So AF finally came on cd 35. I'm not sure when or if I ovulated because my clear blue easy fertility monitor showed 10 straight days of high fertility and then went to low. No peak day to be found. So I really wasn't sure what to expect this cycle.
I started charting again. I have taken my BBT in almost two years, since m/c #5. Even though I have the fertility monitor I thought I might do this too. Really just to get more in touch with my cycle all together. Does this mean we are going to try again? I still don't have an answer for that. I am leaning that way, but waiting to see what my upcoming HSG shows us.
My thoughts on this are that, we have yet to get pregnant and try the immune therapy. So in order for me to feel I have truly given it my best shot, we need to try this as well. However I am not sure my heart is in it and that is why I waffle. Right now I feel good about where my therapy is taking me, and working on repairing my marriage. The added stress of TTC and getting pregnant is so unappealing right now, but tik tok tik tok.... blah.

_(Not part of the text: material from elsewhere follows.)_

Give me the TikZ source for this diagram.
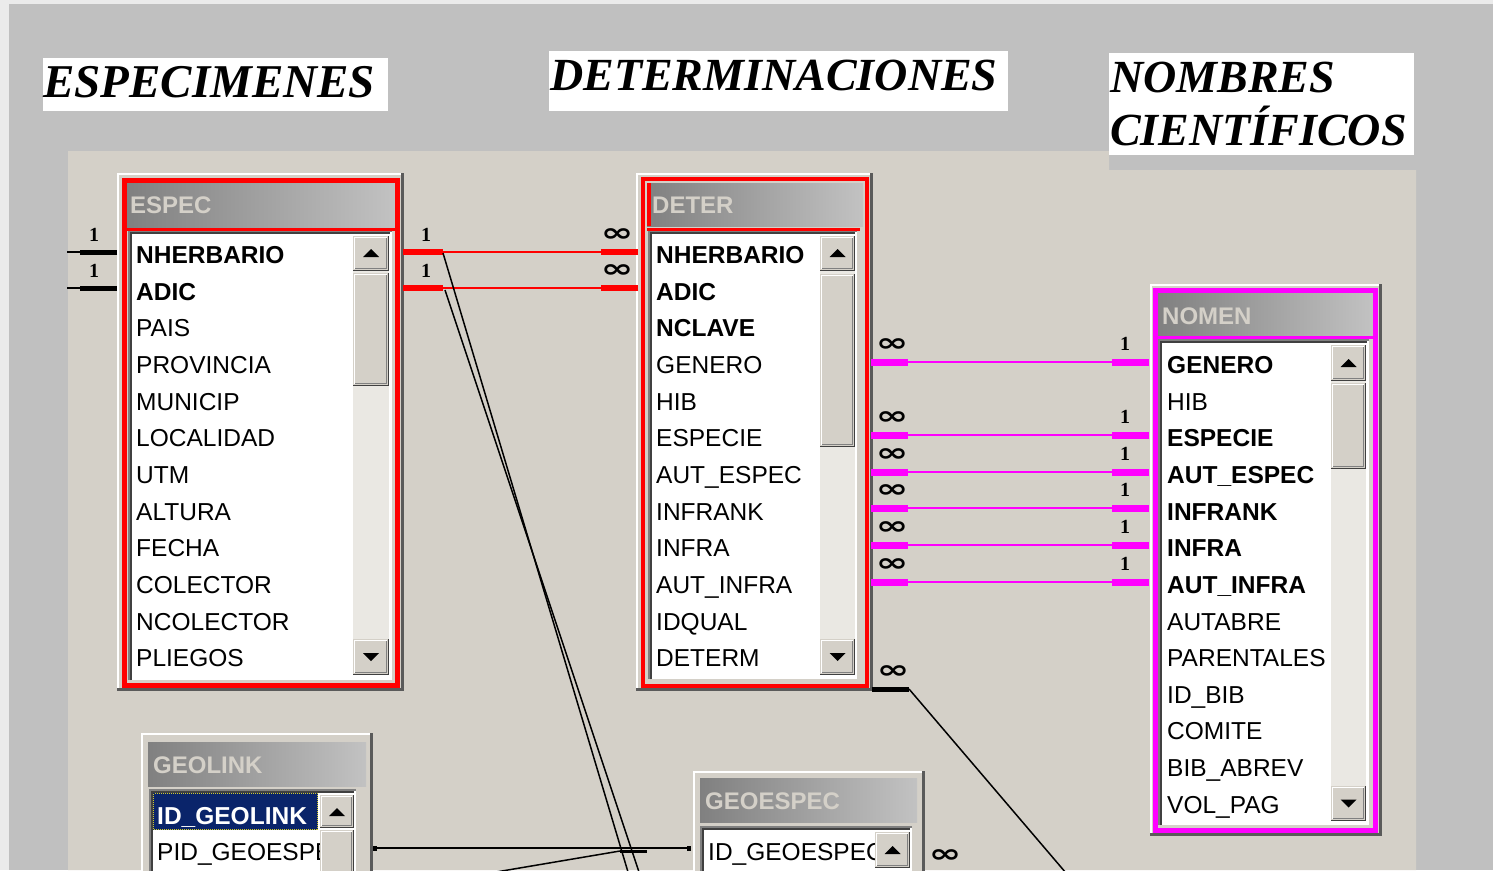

In the meantime I think I have alienated a dear friend. She is 5 mos. pg w/#2 and when I tried to explain to her that I have to wrap my head around the fact I might not ever be a mother to a living child, she accused me of giving up. I told her I wasn't giving up I was being real. That childlessness is a reality for me and that makes it hard to relate with my peers. She is a member of a club I can't get in. In hindsight it sounds so mean, but I was just trying to get her to hear how I was feeling. I haven't spoken to her since then and I know I need to call.
We've scheduled a fall beach trip to the island in October and I can't wait. I'm running a 10k next month and training for that. We've joined a local church and I really like it. So things are looking up. I'm feeling lots better. If weather would just turn a little cooler and it would be bliss for the time being.